>> begin Data extract
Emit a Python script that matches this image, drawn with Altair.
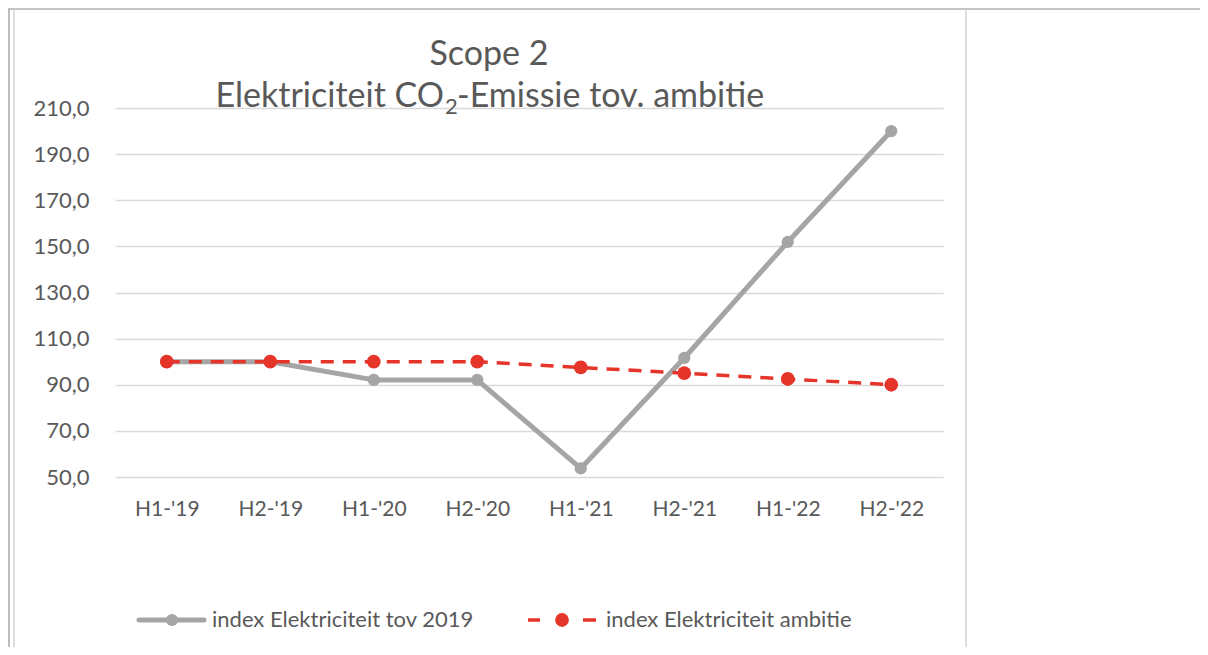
import altair as alt
import pandas as pd

periods = ["H1-'19", "H2-'19", "H1-'20", "H2-'20", "H1-'21", "H2-'21", "H1-'22", "H2-'22"]
index_2019 = [100.0, 100.0, 92.1, 92.1, 53.7, 101.6, 151.9, 200.0]
ambitie = [100.0, 100.0, 100.0, 100.0, 97.5, 95.0, 92.5, 90.0]
series_names = ["index Elektriciteit tov 2019", "index Elektriciteit ambitie"]
y_ticks = [50, 70, 90, 110, 130, 150, 170, 190, 210]
title_line1 = "Scope 2"
title_line2a = "Elektriciteit CO"
title_line2b = "2"
title_line2c = "-Emissie tov. ambitie"

GRAY = "#A5A5A5"
RED = "#E5352A"
TXT = "#595959"
FONT = "Lato"

df = pd.DataFrame({
    "period": periods * 2,
    "value": index_2019 + ambitie,
    "series": [series_names[0]] * len(periods) + [series_names[1]] * len(periods),
})

W, H = 828, 369

xenc = alt.X("period:O", sort=periods,
             scale=alt.Scale(type="point", padding=0.5),
             axis=alt.Axis(title=None, labelAngle=0, domain=False, ticks=False,
                           labelFont=FONT, labelFontSize=21, labelColor=TXT,
                           labelPadding=21))
yenc = alt.Y("value:Q", scale=alt.Scale(domain=[50, 210], nice=False, zero=False),
             axis=alt.Axis(title=None, values=y_ticks, domain=False, ticks=False,
                           grid=True, gridColor="#D9D9D9", gridWidth=1.3,
                           labelFont=FONT, labelFontSize=22, labelColor=TXT,
                           labelPadding=26,
                           labelExpr="replace(format(datum.value, '.1f'), '.', ',')"))

gray_df = df[df.series == series_names[0]]
red_df = df[df.series == series_names[1]]

gray_line = alt.Chart(gray_df).mark_line(color=GRAY, strokeWidth=5, strokeCap="round",
                                         strokeJoin="round").encode(x=xenc, y=yenc)
gray_pts = alt.Chart(gray_df).mark_circle(color=GRAY, opacity=1, size=150).encode(x=xenc, y=yenc)
red_line = alt.Chart(red_df).mark_line(color=RED, strokeWidth=3.5,
                                       strokeDash=[13, 9]).encode(x=xenc, y=yenc)
red_pts = alt.Chart(red_df).mark_circle(color=RED, opacity=1, size=190).encode(x=xenc, y=yenc)

one = pd.DataFrame({"a": [0]})

t1 = alt.Chart(one).mark_text(text=title_line1, font=FONT, fontSize=34, color=TXT,
                              align="center", baseline="alphabetic").encode(
    x=alt.value(374), y=alt.value(-43))
t2a = alt.Chart(one).mark_text(text=title_line2a, font=FONT, fontSize=34, color=TXT,
                               align="right", baseline="alphabetic").encode(
    x=alt.value(329), y=alt.value(-1))
t2b = alt.Chart(one).mark_text(text=title_line2b, font=FONT, fontSize=22, color=TXT,
                               align="left", baseline="alphabetic").encode(
    x=alt.value(330), y=alt.value(6))
t2c = alt.Chart(one).mark_text(text=title_line2c, font=FONT, fontSize=34, color=TXT,
                               align="left", baseline="alphabetic").encode(
    x=alt.value(342), y=alt.value(-1))

LY = 512
leg_gray_line = alt.Chart(one).mark_rule(color=GRAY, strokeWidth=5, strokeCap="round").encode(
    x=alt.value(24), x2=alt.value(89), y=alt.value(LY))
leg_gray_pt = alt.Chart(one).mark_circle(color=GRAY, opacity=1, size=150).encode(
    x=alt.value(57), y=alt.value(LY))
leg_gray_txt = alt.Chart(one).mark_text(text=series_names[0], font=FONT, fontSize=22,
                                        color=TXT, align="left", baseline="middle").encode(
    x=alt.value(97), y=alt.value(LY))
leg_red_d1 = alt.Chart(one).mark_rule(color=RED, strokeWidth=3.5).encode(
    x=alt.value(413), x2=alt.value(425), y=alt.value(LY))
leg_red_d2 = alt.Chart(one).mark_rule(color=RED, strokeWidth=3.5).encode(
    x=alt.value(468), x2=alt.value(481), y=alt.value(LY))
leg_red_pt = alt.Chart(one).mark_circle(color=RED, opacity=1, size=190).encode(
    x=alt.value(447), y=alt.value(LY))
leg_red_txt = alt.Chart(one).mark_text(text=series_names[1], font=FONT, fontSize=22,
                                       color=TXT, align="left", baseline="middle").encode(
    x=alt.value(491), y=alt.value(LY))

# document frame lines
fr_top = alt.Chart(one).mark_rule(color="#C4C4C4", strokeWidth=2).encode(
    x=alt.value(-107), x2=alt.value(1085), y=alt.value(-99))
fr_left_outer = alt.Chart(one).mark_rule(color="#BDBDBD", strokeWidth=2).encode(
    x=alt.value(-106), y=alt.value(-100), y2=alt.value(539))
fr_left_inner = alt.Chart(one).mark_rule(color="#DEDEDE", strokeWidth=2).encode(
    x=alt.value(-101), y=alt.value(-98), y2=alt.value(539))
fr_right = alt.Chart(one).mark_rule(color="#DEDEDE", strokeWidth=2).encode(
    x=alt.value(851), y=alt.value(-98), y2=alt.value(539))

chart = alt.layer(
    gray_line, gray_pts, red_line, red_pts,
    t1, t2a, t2b, t2c,
    leg_gray_line, leg_gray_pt, leg_gray_txt,
    leg_red_d1, leg_red_d2, leg_red_pt, leg_red_txt,
    fr_top, fr_left_outer, fr_left_inner, fr_right,
).properties(
    width=W, height=H,
    autosize=alt.AutoSizeParams(type="none"),
    padding={"left": 107, "top": 100, "right": 257, "bottom": 170},
).configure_view(stroke=None)

chart.save("out.html", embed_options={"renderer": "svg", "actions": False})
>> end Data extract
What to work on ▸ Repeat, with no pictures, each line from the beginning of the data through the line containing "red_df = df[df.series == series_names[1]]", inclusive.

Expected answer ▸
Emit a Python script that matches this image, drawn with Altair.
import altair as alt
import pandas as pd

periods = ["H1-'19", "H2-'19", "H1-'20", "H2-'20", "H1-'21", "H2-'21", "H1-'22", "H2-'22"]
index_2019 = [100.0, 100.0, 92.1, 92.1, 53.7, 101.6, 151.9, 200.0]
ambitie = [100.0, 100.0, 100.0, 100.0, 97.5, 95.0, 92.5, 90.0]
series_names = ["index Elektriciteit tov 2019", "index Elektriciteit ambitie"]
y_ticks = [50, 70, 90, 110, 130, 150, 170, 190, 210]
title_line1 = "Scope 2"
title_line2a = "Elektriciteit CO"
title_line2b = "2"
title_line2c = "-Emissie tov. ambitie"

GRAY = "#A5A5A5"
RED = "#E5352A"
TXT = "#595959"
FONT = "Lato"

df = pd.DataFrame({
    "period": periods * 2,
    "value": index_2019 + ambitie,
    "series": [series_names[0]] * len(periods) + [series_names[1]] * len(periods),
})

W, H = 828, 369

xenc = alt.X("period:O", sort=periods,
             scale=alt.Scale(type="point", padding=0.5),
             axis=alt.Axis(title=None, labelAngle=0, domain=False, ticks=False,
                           labelFont=FONT, labelFontSize=21, labelColor=TXT,
                           labelPadding=21))
yenc = alt.Y("value:Q", scale=alt.Scale(domain=[50, 210], nice=False, zero=False),
             axis=alt.Axis(title=None, values=y_ticks, domain=False, ticks=False,
                           grid=True, gridColor="#D9D9D9", gridWidth=1.3,
                           labelFont=FONT, labelFontSize=22, labelColor=TXT,
                           labelPadding=26,
                           labelExpr="replace(format(datum.value, '.1f'), '.', ',')"))

gray_df = df[df.series == series_names[0]]
red_df = df[df.series == series_names[1]]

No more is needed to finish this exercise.